Challenge – Return the listing below exactly, with the pictures dropped.

** begin Data block **

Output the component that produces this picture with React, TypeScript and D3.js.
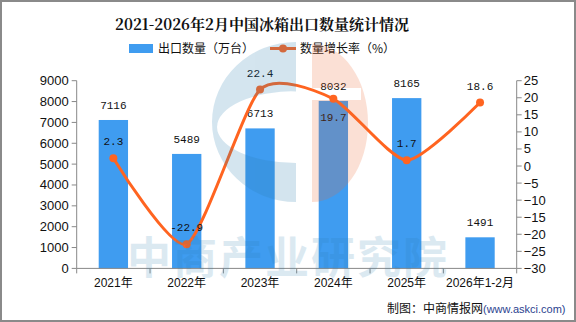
import React from 'react';
import * as d3 from 'd3';

const categories = ['2021年', '2022年', '2023年', '2024年', '2025年', '2026年1-2月'];
const exportVolume = [7116, 5489, 6713, 8032, 8165, 1491];
const growthRate = [2.3, -22.9, 22.4, 19.7, 1.7, 18.6];
const rateLabelSide = ['top', 'top', 'top', 'bottom', 'top', 'top'];
const leftTicks = [0, 1000, 2000, 3000, 4000, 5000, 6000, 7000, 8000, 9000];
const rightTicks = [-30, -25, -20, -15, -10, -5, 0, 5, 10, 15, 20, 25];

const W = 576;
const H = 322;
const M = { left: 76.7, right: 516.7, top: 80.7, bottom: 268.4 };
const BAR = '#3f9cf0';
const LINE = '#ff6420';
const AXIS = '#888888';
const TICKFONT = '"Liberation Sans", Arial, "Noto Sans CJK SC", sans-serif';
const LABELFONT = '"Liberation Mono", "DejaVu Sans Mono", monospace';

export default function App() {
  const x = d3.scaleBand<string>().domain(categories).range([M.left, M.right]).paddingInner(0).paddingOuter(0);
  const yL = d3.scaleLinear().domain([0, 9000]).range([M.bottom, M.top]);
  const yR = d3.scaleLinear().domain([-30, 25]).range([M.bottom, M.top]);
  const bw = x.bandwidth() * 0.4;
  const cx = (c: string) => (x(c) as number) + x.bandwidth() / 2;

  const pts: [number, number][] = categories.map((c, i) => [cx(c), yR(growthRate[i])]);
  const linePath = d3.line().curve(d3.curveCardinal.tension(0.35))(pts) || '';

  const fmtR = (v: number) => (v < 0 ? '\u2212' + Math.abs(v) : String(v));

  // watermark geometry
  const lcx = 296, lcy = 122;
  const outer = `M${lcx},${lcy - 80} A84,80 0 0 0 ${lcx},${lcy + 80} Z`;
  const inner = `M${lcx},${lcy - 31} A79,36 0 0 0 ${lcx},${lcy + 41} Z`;
  const orange = `M312,${lcy - 78} A56,79 0 0 1 312,${lcy + 80} Z M312,88 H361 V100 H312 Z`;

  return (
    <svg width={W} height={H} style={{ position: 'absolute', left: 0, top: 0, background: '#fff' }}>
      <rect x={0} y={0} width={W} height={H} fill="#fff" />
      {/* Title */}
      <text x={262} y={30} textAnchor="middle" fontFamily='"Noto Serif CJK SC","Noto Sans CJK SC",serif' fontWeight="bold" fontSize={15} fill="#111">
        2021-2026年2月中国冰箱出口数量统计情况
      </text>
      {/* Legend */}
      <rect x={129} y={44} width={24} height={9} fill={BAR} />
      <text x={158} y={53} fontFamily='"Noto Sans CJK SC", sans-serif' fontSize={12} fill="#111">出口数量（万台）</text>
      <line x1={270} x2={296} y1={48.5} y2={48.5} stroke={LINE} strokeWidth={3} />
      <circle cx={283} cy={48.5} r={4} fill={LINE} />
      <text x={300} y={53} fontFamily='"Noto Sans CJK SC", sans-serif' fontSize={12} fill="#111">数量增长率（%）</text>

      {/* Bars */}
      {categories.map((c, i) => (
        <rect key={c} x={cx(c) - bw / 2} y={yL(exportVolume[i])} width={bw} height={M.bottom - yL(exportVolume[i])} fill={BAR} />
      ))}
      {categories.map((c, i) => (
        <text key={'bl' + c} x={cx(c)} y={yL(exportVolume[i]) - 11} textAnchor="middle" fontFamily={LABELFONT} fontSize={11} fill="#111">
          {exportVolume[i]}
        </text>
      ))}

      {/* Axes */}
      <line x1={M.left} x2={M.left} y1={M.top} y2={M.bottom} stroke={AXIS} strokeWidth={1} />
      <line x1={M.right} x2={M.right} y1={M.top} y2={M.bottom} stroke={AXIS} strokeWidth={1} />
      <line x1={M.left} x2={M.right} y1={M.bottom} y2={M.bottom} stroke={AXIS} strokeWidth={1} />
      {leftTicks.map((t) => (
        <g key={'l' + t}>
          <line x1={M.left - 5} x2={M.left} y1={yL(t)} y2={yL(t)} stroke={AXIS} />
          <text x={M.left - 8} y={yL(t) + 4.5} textAnchor="end" fontFamily={TICKFONT} fontSize={13} fill="#111">{t}</text>
        </g>
      ))}
      {rightTicks.map((t) => (
        <g key={'r' + t}>
          <line x1={M.right} x2={M.right + 5} y1={yR(t)} y2={yR(t)} stroke={AXIS} />
          <text x={M.right + 7} y={yR(t) + 4.5} textAnchor="start" fontFamily={TICKFONT} fontSize={13} fill="#111">{fmtR(t)}</text>
        </g>
      ))}
      {[...categories.map((c) => x(c) as number), M.right].map((v, i) => (
        <line key={'xt' + i} x1={v} x2={v} y1={M.bottom} y2={M.bottom + 5} stroke={AXIS} />
      ))}
      {categories.map((c) => (
        <text key={'xl' + c} x={cx(c)} y={287} textAnchor="middle" fontFamily={TICKFONT} fontSize={12} fill="#111">{c}</text>
      ))}

      {/* Line */}
      <path d={linePath} fill="none" stroke={LINE} strokeWidth={3} />
      {pts.map((p, i) => (
        <circle key={'pt' + i} cx={p[0]} cy={p[1]} r={4} fill={LINE} />
      ))}
      {pts.map((p, i) => (
        <text key={'pl' + i} x={p[0]} y={rateLabelSide[i] === 'top' ? p[1] - 13 : p[1] + 22} textAnchor="middle" fontFamily={LABELFONT} fontSize={11} fill="#111">
          {growthRate[i]}
        </text>
      ))}

      {/* Watermark */}
      <g opacity={0.2} pointerEvents="none">
        <path d={outer + ' ' + inner} fill="rgb(40,125,175)" fillRule="evenodd" />
        <path d={orange} fill="rgb(240,105,50)" fillRule="evenodd" />
      </g>
      <text x={288} y={274} opacity={0.16} textAnchor="middle" fontFamily='"Noto Sans CJK SC", sans-serif' fontWeight="bold" fontSize={44} fill="rgb(40,125,175)" letterSpacing={2}>
        中商产业研究院
      </text>

      {/* Footer */}
      <text x={387} y={313} fontFamily='"Noto Sans CJK SC", sans-serif' fontSize={12} fill="#111">
        制图：中商情报网<tspan fontFamily={TICKFONT} fontSize={11} fill="#2b3f8f">(www.askci.com)</tspan>
      </text>

      {/* Border */}
      <rect x={1} y={1} width={W - 2} height={H - 2} fill="none" stroke="#8a8a8a" strokeWidth={2} />
    </svg>
  );
}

** end Data block **

Result of the exercise –
Output the component that produces this picture with React, TypeScript and D3.js.
import React from 'react';
import * as d3 from 'd3';

const categories = ['2021年', '2022年', '2023年', '2024年', '2025年', '2026年1-2月'];
const exportVolume = [7116, 5489, 6713, 8032, 8165, 1491];
const growthRate = [2.3, -22.9, 22.4, 19.7, 1.7, 18.6];
const rateLabelSide = ['top', 'top', 'top', 'bottom', 'top', 'top'];
const leftTicks = [0, 1000, 2000, 3000, 4000, 5000, 6000, 7000, 8000, 9000];
const rightTicks = [-30, -25, -20, -15, -10, -5, 0, 5, 10, 15, 20, 25];

const W = 576;
const H = 322;
const M = { left: 76.7, right: 516.7, top: 80.7, bottom: 268.4 };
const BAR = '#3f9cf0';
const LINE = '#ff6420';
const AXIS = '#888888';
const TICKFONT = '"Liberation Sans", Arial, "Noto Sans CJK SC", sans-serif';
const LABELFONT = '"Liberation Mono", "DejaVu Sans Mono", monospace';

export default function App() {
  const x = d3.scaleBand<string>().domain(categories).range([M.left, M.right]).paddingInner(0).paddingOuter(0);
  const yL = d3.scaleLinear().domain([0, 9000]).range([M.bottom, M.top]);
  const yR = d3.scaleLinear().domain([-30, 25]).range([M.bottom, M.top]);
  const bw = x.bandwidth() * 0.4;
  const cx = (c: string) => (x(c) as number) + x.bandwidth() / 2;

  const pts: [number, number][] = categories.map((c, i) => [cx(c), yR(growthRate[i])]);
  const linePath = d3.line().curve(d3.curveCardinal.tension(0.35))(pts) || '';

  const fmtR = (v: number) => (v < 0 ? '\u2212' + Math.abs(v) : String(v));

  // watermark geometry
  const lcx = 296, lcy = 122;
  const outer = `M${lcx},${lcy - 80} A84,80 0 0 0 ${lcx},${lcy + 80} Z`;
  const inner = `M${lcx},${lcy - 31} A79,36 0 0 0 ${lcx},${lcy + 41} Z`;
  const orange = `M312,${lcy - 78} A56,79 0 0 1 312,${lcy + 80} Z M312,88 H361 V100 H312 Z`;

  return (
    <svg width={W} height={H} style={{ position: 'absolute', left: 0, top: 0, background: '#fff' }}>
      <rect x={0} y={0} width={W} height={H} fill="#fff" />
      {/* Title */}
      <text x={262} y={30} textAnchor="middle" fontFamily='"Noto Serif CJK SC","Noto Sans CJK SC",serif' fontWeight="bold" fontSize={15} fill="#111">
        2021-2026年2月中国冰箱出口数量统计情况
      </text>
      {/* Legend */}
      <rect x={129} y={44} width={24} height={9} fill={BAR} />
      <text x={158} y={53} fontFamily='"Noto Sans CJK SC", sans-serif' fontSize={12} fill="#111">出口数量（万台）</text>
      <line x1={270} x2={296} y1={48.5} y2={48.5} stroke={LINE} strokeWidth={3} />
      <circle cx={283} cy={48.5} r={4} fill={LINE} />
      <text x={300} y={53} fontFamily='"Noto Sans CJK SC", sans-serif' fontSize={12} fill="#111">数量增长率（%）</text>

      {/* Bars */}
      {categories.map((c, i) => (
        <rect key={c} x={cx(c) - bw / 2} y={yL(exportVolume[i])} width={bw} height={M.bottom - yL(exportVolume[i])} fill={BAR} />
      ))}
      {categories.map((c, i) => (
        <text key={'bl' + c} x={cx(c)} y={yL(exportVolume[i]) - 11} textAnchor="middle" fontFamily={LABELFONT} fontSize={11} fill="#111">
          {exportVolume[i]}
        </text>
      ))}

      {/* Axes */}
      <line x1={M.left} x2={M.left} y1={M.top} y2={M.bottom} stroke={AXIS} strokeWidth={1} />
      <line x1={M.right} x2={M.right} y1={M.top} y2={M.bottom} stroke={AXIS} strokeWidth={1} />
      <line x1={M.left} x2={M.right} y1={M.bottom} y2={M.bottom} stroke={AXIS} strokeWidth={1} />
      {leftTicks.map((t) => (
        <g key={'l' + t}>
          <line x1={M.left - 5} x2={M.left} y1={yL(t)} y2={yL(t)} stroke={AXIS} />
          <text x={M.left - 8} y={yL(t) + 4.5} textAnchor="end" fontFamily={TICKFONT} fontSize={13} fill="#111">{t}</text>
        </g>
      ))}
      {rightTicks.map((t) => (
        <g key={'r' + t}>
          <line x1={M.right} x2={M.right + 5} y1={yR(t)} y2={yR(t)} stroke={AXIS} />
          <text x={M.right + 7} y={yR(t) + 4.5} textAnchor="start" fontFamily={TICKFONT} fontSize={13} fill="#111">{fmtR(t)}</text>
        </g>
      ))}
      {[...categories.map((c) => x(c) as number), M.right].map((v, i) => (
        <line key={'xt' + i} x1={v} x2={v} y1={M.bottom} y2={M.bottom + 5} stroke={AXIS} />
      ))}
      {categories.map((c) => (
        <text key={'xl' + c} x={cx(c)} y={287} textAnchor="middle" fontFamily={TICKFONT} fontSize={12} fill="#111">{c}</text>
      ))}

      {/* Line */}
      <path d={linePath} fill="none" stroke={LINE} strokeWidth={3} />
      {pts.map((p, i) => (
        <circle key={'pt' + i} cx={p[0]} cy={p[1]} r={4} fill={LINE} />
      ))}
      {pts.map((p, i) => (
        <text key={'pl' + i} x={p[0]} y={rateLabelSide[i] === 'top' ? p[1] - 13 : p[1] + 22} textAnchor="middle" fontFamily={LABELFONT} fontSize={11} fill="#111">
          {growthRate[i]}
        </text>
      ))}

      {/* Watermark */}
      <g opacity={0.2} pointerEvents="none">
        <path d={outer + ' ' + inner} fill="rgb(40,125,175)" fillRule="evenodd" />
        <path d={orange} fill="rgb(240,105,50)" fillRule="evenodd" />
      </g>
      <text x={288} y={274} opacity={0.16} textAnchor="middle" fontFamily='"Noto Sans CJK SC", sans-serif' fontWeight="bold" fontSize={44} fill="rgb(40,125,175)" letterSpacing={2}>
        中商产业研究院
      </text>

      {/* Footer */}
      <text x={387} y={313} fontFamily='"Noto Sans CJK SC", sans-serif' fontSize={12} fill="#111">
        制图：中商情报网<tspan fontFamily={TICKFONT} fontSize={11} fill="#2b3f8f">(www.askci.com)</tspan>
      </text>

      {/* Border */}
      <rect x={1} y={1} width={W - 2} height={H - 2} fill="none" stroke="#8a8a8a" strokeWidth={2} />
    </svg>
  );
}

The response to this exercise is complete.